From 1904 to 1916, Matrosov was a mechanic and later a fireman and engineer. In 1923 he graduated from a railroad technicians’ school in Petrograd. From 1923 to 1928 he was a technician in the office of the Northwest Railroad. From 1928 he worked at the Moscow Brake Works.
In 1926, Matrosov proposed a new automatic brake system for freight trains. In 1931, after comparative tests, the Matrosov brake was accepted as a standard for freight trains on all railroads in the USSR. In 1935 he developed a brake for the trains of the Moscow subway and in 1945 a brake for passenger trains. He invented a number of assemblies for braking devices, such as a limit valve (1935), an automatic load-scheduling regulator for train braking (1944, together with E. V. Klykov), and an engineer’s brake valve.
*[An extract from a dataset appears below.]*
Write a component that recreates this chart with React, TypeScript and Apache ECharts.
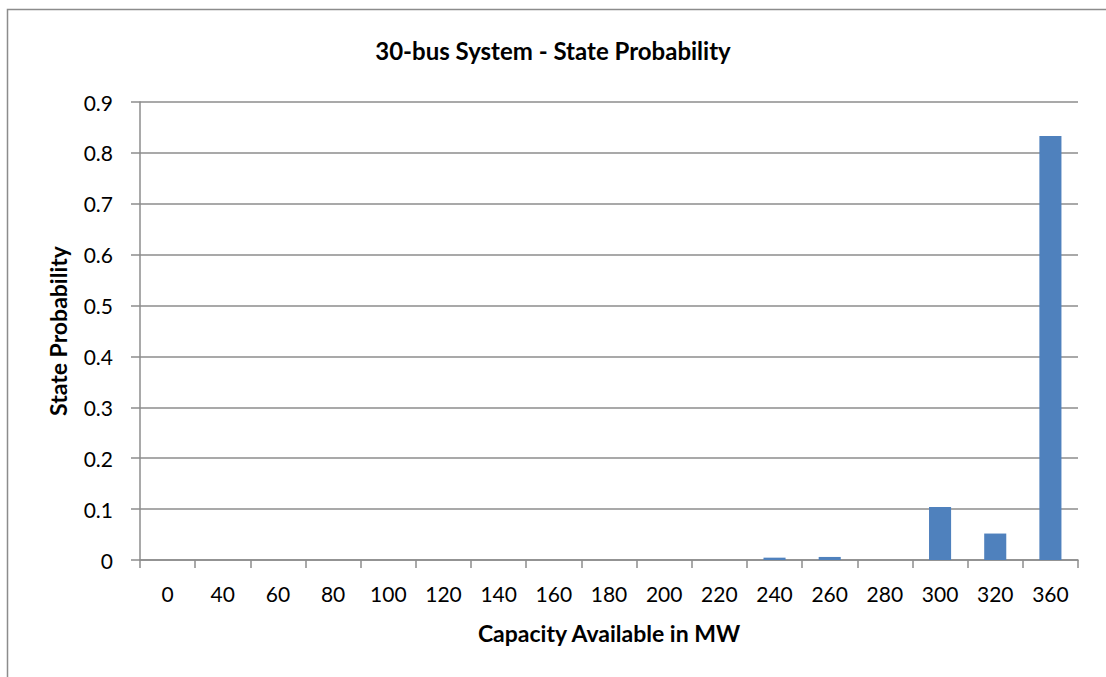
import React, { useEffect, useRef } from "react";
import * as echarts from "echarts";

const categories = ["0", "40", "60", "80", "100", "120", "140", "160", "180", "200", "220", "240", "260", "280", "300", "320", "360"];
const probabilities = [0, 0, 0, 0, 0, 0, 0, 0, 0, 0, 0, 0.0046, 0.006, 0, 0.104, 0.052, 0.833];
const yTicks = { min: 0, max: 0.9, interval: 0.1 };

const FONT = "Lato, 'Open Sans', sans-serif";

export default function App() {
  const ref = useRef<HTMLDivElement>(null);
  useEffect(() => {
    document.body.style.margin = "0";
    const chart = echarts.init(ref.current!, null, { renderer: "svg" });
    chart.setOption({
      animation: false,
      backgroundColor: "#fff",
      title: {
        text: "30-bus System - State Probability",
        left: "center",
        top: 33,
        textStyle: { fontFamily: FONT, fontSize: 24, fontWeight: "bold", color: "#000" },
      },
      grid: { left: 140, right: 28, top: 102, bottom: 117 },
      graphic: [
        {
          type: "rect",
          shape: { x: 7.5, y: 9.5, width: 1300, height: 1000 },
          style: { fill: "none", stroke: "#8c8c8c", lineWidth: 1.5 },
          silent: true,
        },
      ],
      xAxis: {
        type: "category",
        data: categories,
        name: "Capacity Available in MW",
        nameLocation: "middle",
        nameGap: 61,
        nameTextStyle: { fontFamily: FONT, fontSize: 23, fontWeight: "bold", color: "#000" },
        axisLine: { lineStyle: { color: "#8c8c8c", width: 1.5 } },
        axisTick: { show: true, alignWithLabel: false, length: 8, lineStyle: { color: "#8c8c8c", width: 1.5 } },
        axisLabel: { fontFamily: FONT, fontSize: 21, color: "#000", margin: 23, interval: 0 },
      },
      yAxis: {
        type: "value",
        min: yTicks.min,
        max: yTicks.max,
        interval: yTicks.interval,
        name: "State Probability",
        nameLocation: "middle",
        nameGap: 71,
        nameTextStyle: { fontFamily: FONT, fontSize: 23, fontWeight: "bold", color: "#000" },
        axisLine: { show: true, lineStyle: { color: "#8c8c8c", width: 1.5 } },
        axisTick: { show: true, length: 9, lineStyle: { color: "#8c8c8c", width: 1.5 } },
        axisLabel: { fontFamily: FONT, fontSize: 21, color: "#000", margin: 27 },
        splitLine: { show: true, lineStyle: { color: "#8c8c8c", width: 1.5 } },
      },
      series: [
        {
          type: "bar",
          data: probabilities,
          barWidth: "40%",
          itemStyle: { color: "#4f81bd" },
        },
      ],
    });
    return () => chart.dispose();
  }, []);
  return <div ref={ref} style={{ width: 1106, height: 677 }} />;
}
In 1950 he designed an electropneumatic brake for freight trains, and in 1959 he improved his own braking system.
Matrosov received the State Prize of the USSR in 1941 and was awarded the Order of Lenin, two other orders, and medals.
WORKS
Avtotormoza: Ustroistvo, upravlenie, obsluzhivanie i remont, 4th ed. Moscow, 1951. (Coauthor.)REFERENCES
Konstruktsii i izobreteniia I. K. Matrosova. Moscow, 1946.Smirnov, S. S. Izobretateli tormozov. Moscow, 1950.